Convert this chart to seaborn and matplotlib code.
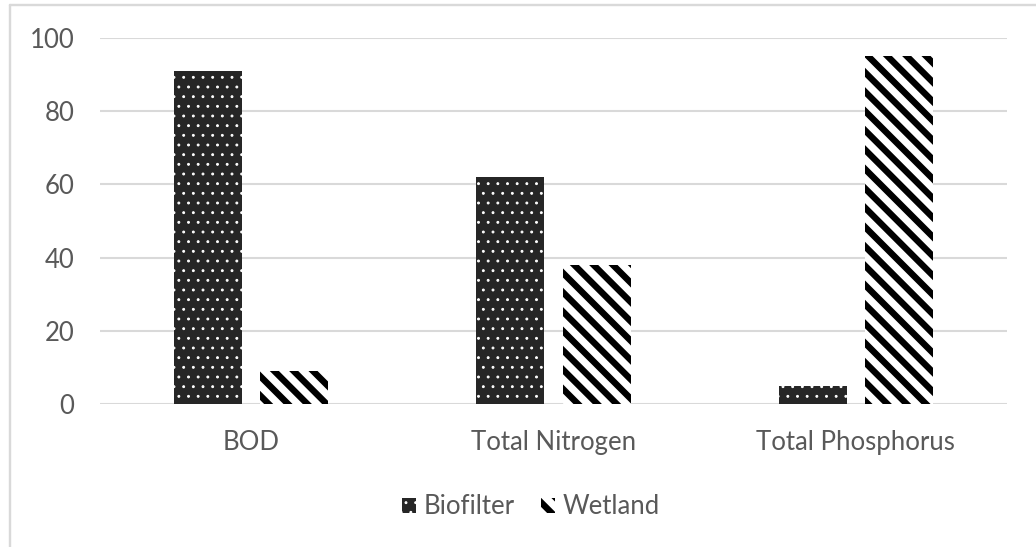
import matplotlib
matplotlib.use("Agg")
import matplotlib.pyplot as plt
import matplotlib.patches as mpatches
from matplotlib.lines import Line2D
import seaborn as sns
import pandas as pd

# Removal efficiency (%) by parameter and treatment system
categories = ["BOD", "Total Nitrogen", "Total Phosphorus"]
biofilter = [91, 62, 5]
wetland = [9, 38, 95]
series_names = ["Biofilter", "Wetland"]
y_ticks = [0, 20, 40, 60, 80, 100]

df = pd.DataFrame({
    "Parameter": categories * 2,
    "Removal": biofilter + wetland,
    "System": [series_names[0]] * len(categories) + [series_names[1]] * len(categories),
})

DPI = 116
TEXT = "#595959"
GRID = "#d9d9d9"
DARK = "#262626"
DOT_LW = 0.6
STRIPE_LW = 4.0

sns.set_theme(style="white")
plt.rcParams["font.family"] = ["Lato", "DejaVu Sans"]

fig = plt.figure(figsize=(1036 / DPI, 547 / DPI), dpi=DPI)
ax = fig.add_axes([100 / 1036, 143 / 547, 907 / 1036, 366 / 547])

sns.barplot(data=df, x="Parameter", y="Removal", hue="System",
            order=categories, hue_order=series_names,
            width=0.57, gap=0.21, legend=False, ax=ax)


def style_dots(p):
    """Dark fill with a fine white dot pattern."""
    p.set_facecolor(DARK)
    p.set_edgecolor("white")
    p.set_hatch("..")
    p.set_linewidth(0)
    p.set_hatch_linewidth(DOT_LW)


def style_stripes(p):
    """White fill with wide black downward diagonals."""
    p.set_facecolor("white")
    p.set_edgecolor("black")
    p.set_hatch("\\\\")
    p.set_linewidth(0)
    p.set_hatch_linewidth(STRIPE_LW)


for p in ax.containers[0]:
    style_dots(p)
for p in ax.containers[1]:
    style_stripes(p)

ax.set_ylim(0, 100)
ax.set_xlim(-0.5, len(categories) - 0.5)
ax.set_yticks(y_ticks)
ax.yaxis.grid(True, color=GRID, linewidth=1.3)
ax.set_axisbelow(True)
for s in ax.spines.values():
    s.set_visible(False)
ax.set_xlabel("")
ax.set_ylabel("")
ax.tick_params(axis="y", length=0, pad=16, labelsize=16, labelcolor=TEXT)
ax.tick_params(axis="x", length=0, pad=16, labelsize=16, labelcolor=TEXT)

# Legend with matching pattern swatches
h1 = mpatches.Patch(label=series_names[0])
style_dots(h1)
h2 = mpatches.Patch(label=series_names[1])
style_stripes(h2)
leg = fig.legend(handles=[h1, h2], loc="center",
                 bbox_to_anchor=(531 / 1036, 1 - 507 / 547),
                 ncol=2, frameon=False, fontsize=16, labelcolor=TEXT,
                 handlelength=0.55, handleheight=0.55, handletextpad=0.3,
                 columnspacing=1.0)
style_dots(leg.legend_handles[0])
style_stripes(leg.legend_handles[1])

# Chart-area border
fig.add_artist(Line2D([10 / 1036, 1], [1 - 5 / 547] * 2, color=GRID, lw=1.5))
fig.add_artist(Line2D([10 / 1036] * 2, [0, 1 - 5 / 547], color=GRID, lw=1.5))

fig.savefig("out.png", dpi=DPI, facecolor="white")
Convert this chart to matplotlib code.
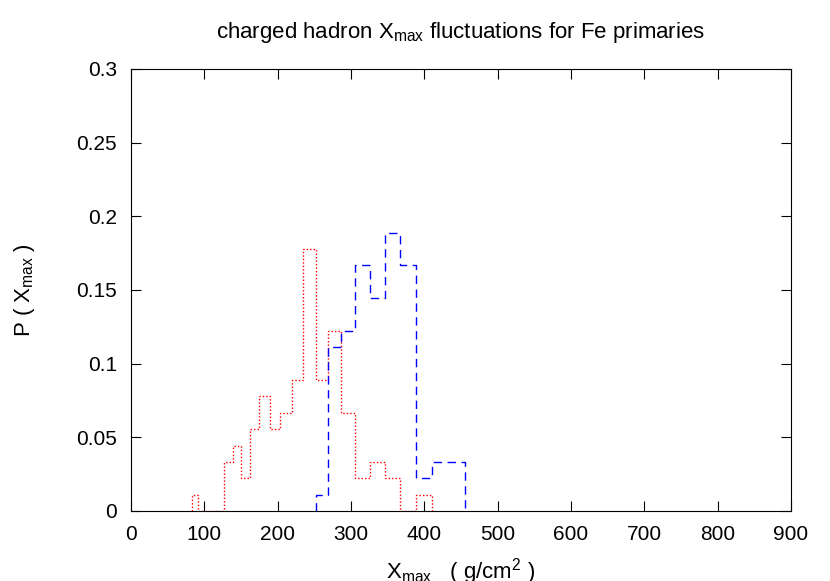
import matplotlib
matplotlib.use("Agg")
import matplotlib.pyplot as plt
import numpy as np

plt.rcParams['font.family'] = ['Liberation Sans', 'DejaVu Sans']
plt.rcParams['mathtext.fontset'] = 'custom'
plt.rcParams['mathtext.rm'] = 'Liberation Sans'
plt.rcParams['mathtext.it'] = 'Liberation Sans'

# bin edges (g/cm^2)
red_edges = [83, 91, 127, 139, 150, 162, 175, 189, 203, 219, 235, 252, 269, 287,
             306, 326, 346, 367, 388, 410]
red_vals = [0.0111, 0.0, 0.0333, 0.0444, 0.0222, 0.0556, 0.0778, 0.0556, 0.0667,
            0.0889, 0.1778, 0.0889, 0.1222, 0.0667, 0.0222, 0.0333, 0.0222, 0.0,
            0.0111]

blue_edges = [252, 269, 287, 306, 326, 346, 367, 388, 410, 433, 456]
blue_vals = [0.0111, 0.1111, 0.1222, 0.1667, 0.1444, 0.1889, 0.1667, 0.0222,
             0.0333, 0.0333]

xticks = [0, 100, 200, 300, 400, 500, 600, 700, 800, 900]
yticks = [0, 0.05, 0.1, 0.15, 0.2, 0.25, 0.3]
ytick_labels = ['0', '0.05', '0.1', '0.15', '0.2', '0.25', '0.3']


def outline(edges, vals):
    xs = [edges[0]]
    ys = [0.0]
    for i, v in enumerate(vals):
        xs += [edges[i], edges[i + 1]]
        ys += [v, v]
    xs.append(edges[-1])
    ys.append(0.0)
    return xs, ys


fig = plt.figure(figsize=(8.3, 5.81), dpi=100)
ax = fig.add_axes([131 / 830, 1 - 511 / 581, 660 / 830, 442 / 581])

rx, ry = outline(red_edges, red_vals)
bx, by = outline(blue_edges, blue_vals)
ax.plot(rx, ry, color='#ff0000', lw=1.0, linestyle=(0, (1, 1.5)))
ax.plot(bx, by, color='#0000ff', lw=1.0, linestyle=(0, (6, 4)))

ax.set_xlim(0, 900)
ax.set_ylim(0, 0.3)
ax.set_xticks(xticks)
ax.set_xticklabels([str(t) for t in xticks])
ax.set_yticks(yticks)
ax.set_yticklabels(ytick_labels)
ax.tick_params(direction='in', length=7, width=0.8, top=True, right=True,
               labelsize=15)
ax.tick_params(axis='y', pad=10)
ax.tick_params(axis='x', pad=10)
for s in ax.spines.values():
    s.set_linewidth(0.8)

ax.set_title(r'charged hadron X$_{\mathrm{max}}$ fluctuations for Fe primaries',
             fontsize=16, pad=22)
ax.set_xlabel(r'X$_{\mathrm{max}}$   ( g/cm$^{2}$ )', fontsize=16, labelpad=9)
ax.set_ylabel(r'P ( X$_{\mathrm{max}}$ )', fontsize=16, labelpad=28)

fig.savefig('out.png', dpi=100)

★ ★ ★ ★

◆ **Work to do**:
For each line of the entries that includes "seaborn", show that line.

◆ **Exercise solution**:
Convert this chart to seaborn and matplotlib code.
import seaborn as sns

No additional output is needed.